His success requires navigating a shift away from the incandescent light bulb, one of founder Thomas Edison's most recognizable innovations, and tepid demand for refrigerators and washing machines as the U.S. housing market recovers.

Faced with competitors that captured larger shares of the market for light-emitting-diode bulbs, GE went big, overhauling entire lighting systems at corporate offices for Marriott International and MetLife. In appliances, the company introduced a finish designed not to clash with stainless steel or other colors to tempt buyers who want one new item, not a whole new kitchen.

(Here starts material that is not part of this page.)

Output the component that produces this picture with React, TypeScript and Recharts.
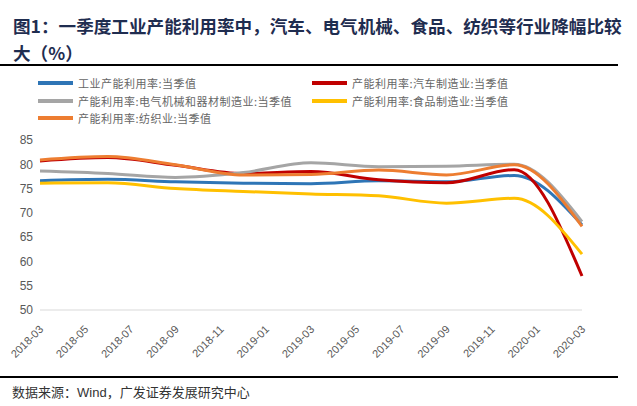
import React from 'react';
import { LineChart, Line, XAxis, YAxis } from 'recharts';

const QUARTERS = ['2018-03', '2018-06', '2018-09', '2018-12', '2019-03', '2019-06', '2019-09', '2019-12', '2020-03'];
const TICK_LABELS = ['2018-03', '2018-05', '2018-07', '2018-09', '2018-11', '2019-01', '2019-03', '2019-05', '2019-07', '2019-09', '2019-11', '2020-01', '2020-03'];

const INDUSTRY = [76.6, 76.9, 76.4, 76.1, 76.0, 76.6, 76.4, 77.7, 67.5];
const AUTO = [80.7, 81.4, 79.8, 78.1, 78.5, 76.8, 76.2, 78.9, 57.0];
const ELECTRIC = [78.6, 78.1, 77.3, 78.3, 80.3, 79.5, 79.6, 80.0, 68.2];
const FOOD = [76.1, 76.2, 75.0, 74.4, 73.9, 73.5, 72.0, 73.0, 61.5];
const TEXTILE = [80.9, 81.6, 79.9, 77.8, 77.9, 78.8, 77.8, 79.9, 67.2];

const Y_TICKS = [50, 55, 60, 65, 70, 75, 80, 85];

const SERIES = [
  { key: 'industry', name: '工业产能利用率:当季值', color: '#2e75b6', values: INDUSTRY },
  { key: 'auto', name: '产能利用率:汽车制造业:当季值', color: '#c00000', values: AUTO },
  { key: 'electric', name: '产能利用率:电气机械和器材制造业:当季值', color: '#a5a5a5', values: ELECTRIC },
  { key: 'food', name: '产能利用率:食品制造业:当季值', color: '#ffc000', values: FOOD },
  { key: 'textile', name: '产能利用率:纺织业:当季值', color: '#ed7d31', values: TEXTILE },
];

// month index counted from 2018-03
const toMonth = (s: string) => {
  const [y, m] = s.split('-').map(Number);
  return (y - 2018) * 12 + m - 3;
};

const data = QUARTERS.map((q, i) => {
  const row: any = { m: toMonth(q) };
  SERIES.forEach(s => { row[s.key] = s.values[i]; });
  return row;
});

const tickMonths = TICK_LABELS.map(toMonth);
const labelOf: any = {};
TICK_LABELS.forEach(t => { labelOf[toMonth(t)] = t; });

const cjk = '"Noto Sans CJK SC", sans-serif';

const XTick = (props: any) => {
  const { x, y, payload } = props;
  const tx = x + 4;
  const ty = y + 12;
  return (
    <text x={tx} y={ty} textAnchor="end" fontSize={11} fill="#595959"
      fontFamily='"Liberation Sans", Arial, sans-serif' transform={`rotate(-45, ${tx}, ${ty})`}>
      {labelOf[payload.value]}
    </text>
  );
};

export default function App() {
  return (
    <div style={{ position: 'absolute', left: 0, top: 0, width: 637, height: 406, background: '#fff', overflow: 'hidden' }}>
      <div style={{ position: 'absolute', left: 13, top: 12, width: 624, fontFamily: cjk, fontWeight: 700, fontSize: 17.6, lineHeight: '27px', color: '#1f2d50', whiteSpace: 'nowrap' }}>
        图1：一季度工业产能利用率中，汽车、电气机械、食品、纺织等行业降幅比较<br />大（%）
      </div>
      <div style={{ position: 'absolute', left: 0, top: 64, width: 618, height: 2, background: '#000' }} />

      {SERIES.map((s, i) => {
        const col = i % 2;
        const row = Math.floor(i / 2);
        return (
          <div key={s.key} style={{ position: 'absolute', left: col ? 312 : 38, top: 75 + row * 17.5, height: 16, display: 'flex', alignItems: 'center', fontFamily: cjk, fontSize: 11, letterSpacing: 0.5, color: '#666', whiteSpace: 'nowrap' }}>
            <div style={{ width: 35, height: 4, background: s.color, marginRight: 5 }} />
            <span>{s.name}</span>
          </div>
        );
      })}

      <div style={{ position: 'absolute', left: 0, top: 0 }}>
        <LineChart width={637} height={370} data={data} margin={{ top: 140, right: 55, bottom: 0, left: 0 }}>
          <XAxis dataKey="m" type="number" domain={[0, 24]} ticks={tickMonths} interval={0}
            axisLine={{ stroke: '#d9d9d9' }} tickLine={false} height={60} tick={<XTick />} />
          <YAxis type="number" domain={[50, 85]} ticks={Y_TICKS} width={40} axisLine={false} tickLine={false}
            tickSize={0} tickMargin={7} tick={{ fontSize: 12, fill: '#595959', fontFamily: '"Liberation Sans", Arial, sans-serif' }} />
          {SERIES.map(s => (
            <Line key={s.key} dataKey={s.key} type="monotone" stroke={s.color} strokeWidth={3}
              dot={false} isAnimationActive={false} />
          ))}
        </LineChart>
      </div>

      <div style={{ position: 'absolute', left: 0, top: 376, width: 618, height: 2, background: '#000' }} />
      <div style={{ position: 'absolute', left: 12, top: 382, fontFamily: cjk, fontSize: 13, color: '#333', whiteSpace: 'nowrap' }}>
        数据来源：<span style={{ fontFamily: '"Liberation Sans", Arial, sans-serif' }}>Wind</span>，广发证券发展研究中心
      </div>
    </div>
  );
}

GE is starting to see results. Operating income at the division Blankenship inherits grew faster than at any other unit in the first quarter, surging 39 percent to $79 million.

That still represents just 2.2 percent of the Fairfield, Conn., company's $3.53 billion of net income in the period. What's more, its profit margin of 4 percent is GE's second-thinnest, trailing only the new and rapidly growing energy management division.

Not all the benefits GE receives from the unit accrue to the bottom line, though, said Christian Mayes, an Edward Jones & Co. analyst in St. Louis who has a hold rating on the shares. Only about 58 percent of the company's stock is held by institutional investors, the seventh-lowest among companies in the Standard & Poor's 500, data compiled by Bloomberg show. Appliances and light bulbs help connect GE to the rest of its owners, Mayes said.

"That's how a lot of people know the company, from their refrigerator or dishwasher, and they trust it," Mayes said in a telephone interview. "A lot of the relevance of this business is that it's so recognizable to retail investors."

To lead the business, Blankenship wanted a better understanding of its products. Not long after taking over the appliances unit in 2012, he hauled a dishwasher into his Louisville, Ky., home and took it apart.

Since then, he's spent a shift every month or so on the factory floor, helping to assemble refrigerators and water heaters.

"I'm a product guy from way back and I want to know what we're trying to make and sell," Blankenship said.

The new Home & Business Solutions CEO, who has a doctorate in materials engineering from the University of Virginia, began his GE career in 1992 at the company's research and development operation before moving to the energy and aviation divisions.